WHAT THE TASK REQUIRES: Count how many lines hold the word "full" and give that number as the whole answer.

DATASET RECORDS:

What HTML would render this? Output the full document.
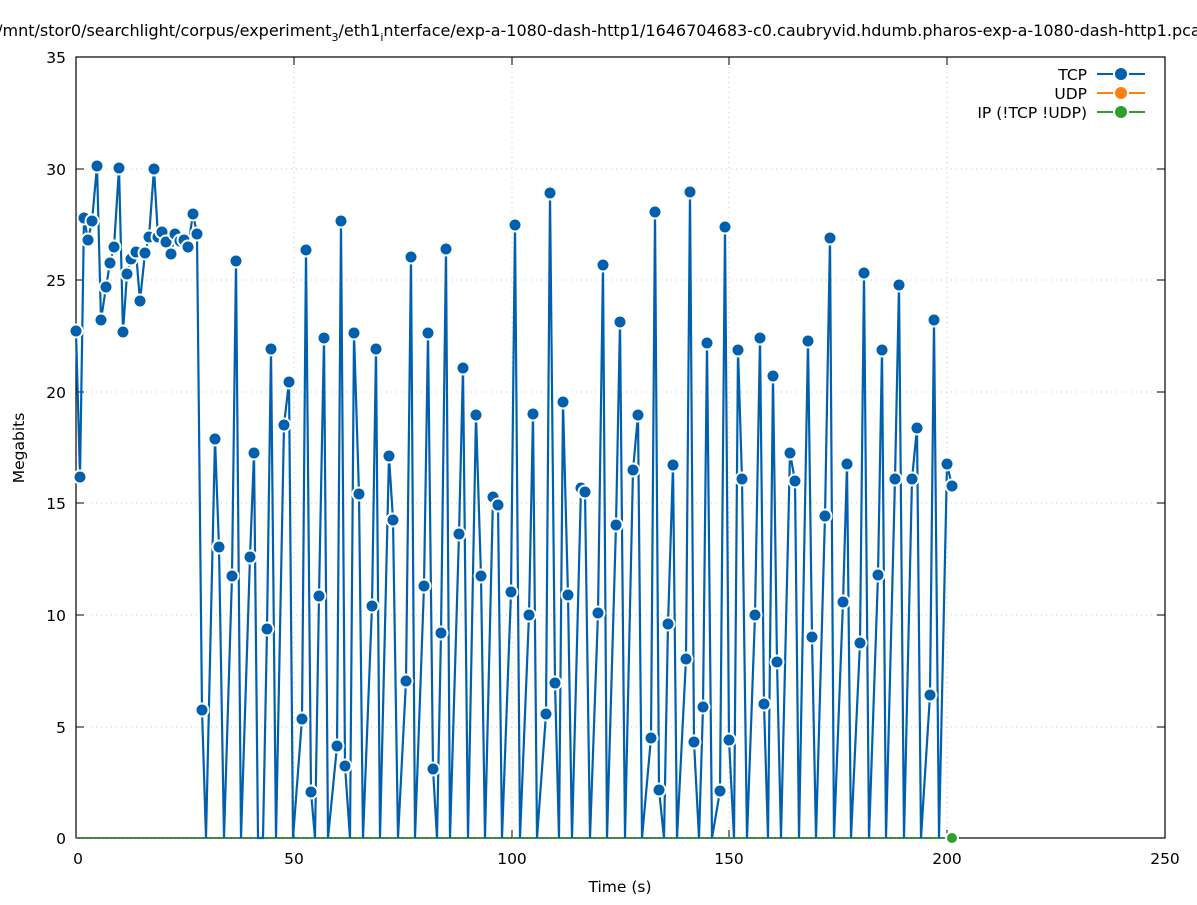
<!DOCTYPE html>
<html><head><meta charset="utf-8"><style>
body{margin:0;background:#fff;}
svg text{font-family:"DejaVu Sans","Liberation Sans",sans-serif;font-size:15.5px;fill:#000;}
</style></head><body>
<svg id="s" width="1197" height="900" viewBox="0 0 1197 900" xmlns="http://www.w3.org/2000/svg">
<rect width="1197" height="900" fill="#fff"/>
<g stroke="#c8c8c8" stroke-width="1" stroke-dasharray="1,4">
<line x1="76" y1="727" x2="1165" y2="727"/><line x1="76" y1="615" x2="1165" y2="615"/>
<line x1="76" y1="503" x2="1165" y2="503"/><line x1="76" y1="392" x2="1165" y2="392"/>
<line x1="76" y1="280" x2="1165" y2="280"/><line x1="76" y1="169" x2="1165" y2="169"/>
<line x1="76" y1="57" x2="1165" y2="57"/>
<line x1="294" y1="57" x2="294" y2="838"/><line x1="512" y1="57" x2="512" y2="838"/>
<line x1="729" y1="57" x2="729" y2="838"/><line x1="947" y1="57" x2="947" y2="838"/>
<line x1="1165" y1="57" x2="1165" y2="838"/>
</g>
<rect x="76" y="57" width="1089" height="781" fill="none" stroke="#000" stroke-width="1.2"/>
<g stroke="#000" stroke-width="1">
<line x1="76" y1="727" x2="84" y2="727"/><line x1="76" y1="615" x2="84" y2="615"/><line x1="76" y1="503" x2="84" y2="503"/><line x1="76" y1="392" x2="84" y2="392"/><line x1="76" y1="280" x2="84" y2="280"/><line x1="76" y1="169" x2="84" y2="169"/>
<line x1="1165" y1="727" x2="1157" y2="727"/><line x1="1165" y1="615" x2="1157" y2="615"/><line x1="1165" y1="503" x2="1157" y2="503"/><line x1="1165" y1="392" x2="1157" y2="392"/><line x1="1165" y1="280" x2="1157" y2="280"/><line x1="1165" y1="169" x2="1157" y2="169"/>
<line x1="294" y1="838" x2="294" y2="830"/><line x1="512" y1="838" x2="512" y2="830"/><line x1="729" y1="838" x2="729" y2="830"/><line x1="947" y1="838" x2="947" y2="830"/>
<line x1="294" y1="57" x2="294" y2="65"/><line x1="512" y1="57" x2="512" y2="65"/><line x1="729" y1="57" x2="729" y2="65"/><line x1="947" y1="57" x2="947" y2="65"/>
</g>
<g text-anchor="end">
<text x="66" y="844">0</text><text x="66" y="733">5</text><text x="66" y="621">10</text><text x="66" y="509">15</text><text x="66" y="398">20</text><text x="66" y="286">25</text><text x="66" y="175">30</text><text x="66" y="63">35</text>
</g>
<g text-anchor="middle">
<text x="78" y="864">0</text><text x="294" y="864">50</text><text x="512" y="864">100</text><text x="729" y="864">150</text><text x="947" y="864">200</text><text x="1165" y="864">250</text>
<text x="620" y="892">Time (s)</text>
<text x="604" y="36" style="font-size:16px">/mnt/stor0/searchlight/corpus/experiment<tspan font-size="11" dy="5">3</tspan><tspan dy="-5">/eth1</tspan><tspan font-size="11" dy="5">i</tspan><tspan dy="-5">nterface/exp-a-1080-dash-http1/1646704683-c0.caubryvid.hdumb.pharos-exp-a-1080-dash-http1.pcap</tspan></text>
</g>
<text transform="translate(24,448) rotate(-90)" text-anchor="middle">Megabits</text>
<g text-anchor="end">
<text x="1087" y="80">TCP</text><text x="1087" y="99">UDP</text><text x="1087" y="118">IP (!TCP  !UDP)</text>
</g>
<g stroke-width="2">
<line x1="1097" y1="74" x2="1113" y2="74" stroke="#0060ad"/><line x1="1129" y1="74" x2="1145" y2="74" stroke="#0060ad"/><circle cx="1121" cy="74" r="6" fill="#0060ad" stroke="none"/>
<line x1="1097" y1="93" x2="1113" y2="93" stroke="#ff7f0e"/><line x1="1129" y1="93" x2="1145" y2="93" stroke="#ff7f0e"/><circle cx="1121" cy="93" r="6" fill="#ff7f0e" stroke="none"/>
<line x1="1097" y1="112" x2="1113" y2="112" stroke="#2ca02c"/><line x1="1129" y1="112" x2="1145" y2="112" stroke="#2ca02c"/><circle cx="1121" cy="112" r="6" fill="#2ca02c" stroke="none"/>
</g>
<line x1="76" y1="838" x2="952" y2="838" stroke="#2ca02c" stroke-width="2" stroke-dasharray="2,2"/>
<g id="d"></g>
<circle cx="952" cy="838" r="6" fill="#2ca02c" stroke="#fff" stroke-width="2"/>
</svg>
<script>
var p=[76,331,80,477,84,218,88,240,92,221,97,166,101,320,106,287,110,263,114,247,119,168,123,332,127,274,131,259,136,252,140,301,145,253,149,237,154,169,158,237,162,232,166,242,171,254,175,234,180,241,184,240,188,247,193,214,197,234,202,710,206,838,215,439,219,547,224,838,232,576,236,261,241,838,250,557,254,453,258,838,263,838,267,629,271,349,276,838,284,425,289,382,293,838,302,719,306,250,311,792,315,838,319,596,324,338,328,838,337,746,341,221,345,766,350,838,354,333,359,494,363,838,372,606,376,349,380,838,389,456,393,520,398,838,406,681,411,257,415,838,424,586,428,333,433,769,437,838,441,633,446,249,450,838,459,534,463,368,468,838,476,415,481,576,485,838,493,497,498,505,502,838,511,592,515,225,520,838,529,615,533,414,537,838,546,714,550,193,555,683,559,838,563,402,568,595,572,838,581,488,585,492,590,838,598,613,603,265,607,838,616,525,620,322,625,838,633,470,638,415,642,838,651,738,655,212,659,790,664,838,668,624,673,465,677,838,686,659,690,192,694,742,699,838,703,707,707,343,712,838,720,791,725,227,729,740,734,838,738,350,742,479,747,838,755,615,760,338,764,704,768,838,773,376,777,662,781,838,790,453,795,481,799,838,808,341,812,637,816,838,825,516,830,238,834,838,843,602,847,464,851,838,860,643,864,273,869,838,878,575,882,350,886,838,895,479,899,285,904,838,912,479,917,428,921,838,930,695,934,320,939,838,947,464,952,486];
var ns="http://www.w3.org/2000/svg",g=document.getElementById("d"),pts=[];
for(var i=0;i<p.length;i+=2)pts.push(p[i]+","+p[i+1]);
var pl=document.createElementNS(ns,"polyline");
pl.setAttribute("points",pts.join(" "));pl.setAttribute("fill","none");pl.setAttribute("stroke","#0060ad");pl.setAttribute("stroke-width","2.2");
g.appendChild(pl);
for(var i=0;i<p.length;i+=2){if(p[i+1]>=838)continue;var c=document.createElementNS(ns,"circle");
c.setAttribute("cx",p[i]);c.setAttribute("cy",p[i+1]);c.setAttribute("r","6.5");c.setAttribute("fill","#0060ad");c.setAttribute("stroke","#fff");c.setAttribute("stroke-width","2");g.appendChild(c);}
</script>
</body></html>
---
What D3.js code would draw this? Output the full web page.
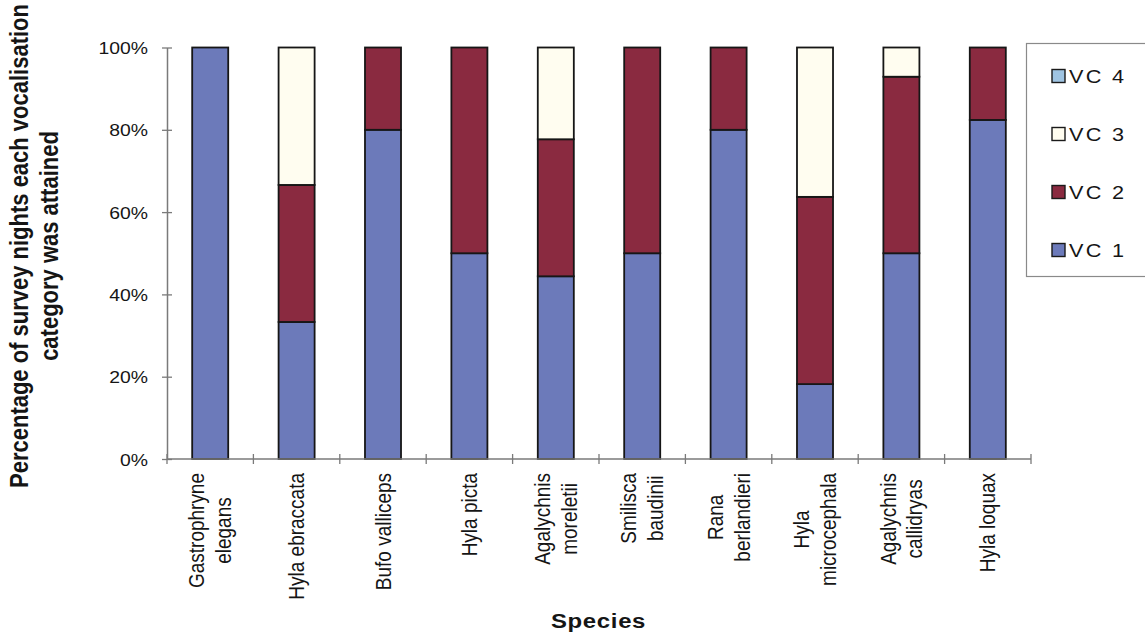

RESPONSE TO THIS TASK: 2